Understandably, #jeterthejerk comes out of this blockbuster more unpopular than ever. Fish fans who lost their team’s first-ever NL MVP expected to be richly compensated for that inconvenience. And they weren’t.

The new CEO was hearing boos at a Miami Heat game even before dumping his most marketable and productive player.
Steve Mitchell-USA TODAY Sports

In the Marlins’ defense, though, Stanton was always going to be one of their least effective trade chips (despite having the highest profile).

Szymborski mentioned the contract, which was originally a record-setting 13 years and $325 million guaranteed, a $25 million average annual value. Stanton just completed the super-cheap chunk of it and now has $295 million remaining over the next decade ($29.5 million AAV). The Yankees took responsibility for $265 million of that obligation, which is unprecedented for any transaction in MLB history (edging out what the Dodgers accepted from Boston in their 2012 salary dump).

Wait, there’s more! If Stanton overachieves over the next three seasons, he can opt out of the deal and enter free agency. In a piece for FanGraphs, Viva El Birdos managing editor Craig Edwards simulated a variety of scenarios for these campaigns and explained why contenders would be reluctant to make the Marlins generous trade offers:

“Most of the time, Stanton does not opt out, and in the vast majority of those circumstances, the team doesn’t get full value from Stanton. When Stanton does opt out, the team misses out on a good chunk of value. The better you believe Stanton is now and will be in the future, the more a team misses out with that opt-out clause. We often assume that the team with the highest valuation of a player will make the best offer, but in this case, a high valuation is going to put a cap on the value a team believes it will receive due to the opt-out clause.”

Finally, and most importantly, Stanton’s full no-trade clause put the front office in a vulnerable—frankly, embarrassing—position. Agreements with the San Francisco Giants and St. Louis Cardinals would have reportedly included better prospect hauls. Stanton informed both last Friday that he wasn’t interested in playing for them.

With that saga mercifully over, the Marlins can pivot to their desirable assets in an effort to fortify the farm system. Stanton was actually the third-base trade chip in his own outfield, clearly behind Marcell Ozuna and Christian Yelich.

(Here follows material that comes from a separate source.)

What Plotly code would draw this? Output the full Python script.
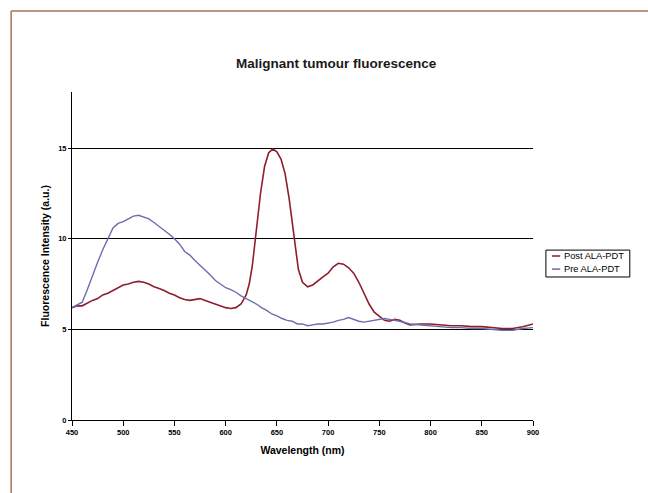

Two more years of arbitration eligibility ensure that Ozuna will earn less than his market value in 2018 and 2019.
Noah K. Murray-USA TODAY Sports

Ozuna and Yelich are younger than Stanton by one and two years, respectively. They have nearly identical major league experience to each other (653 games, 2,684 plate appearances for Ozuna; 643 games, 2,812 plate appearances for Yelich) and cleaner injury histories than their former teammate. They each earned Silver Slugger and Gold Glove awards in previous seasons, with Ozuna’s hardware recognizing his 2017 performance.

St. Louis is particularly interested in The Big Bear, according to USA Today’s Bob Nightengale. The Oakland Athletics targeted both players in November, per Susan Slusser of the San Francisco Chronicle.

The only guarantee I can make about these crazy Winter Meetings is that many more teams will be identified as Ozuna and Yelich suitors in the coming days. Their combination of on-field production and affordability—Ozuna is projected for a $10.9 million salary in 2018; Yelich is owed at least $44.5 million through 2021, plus a 2022 club option—simply cannot be found in free agency.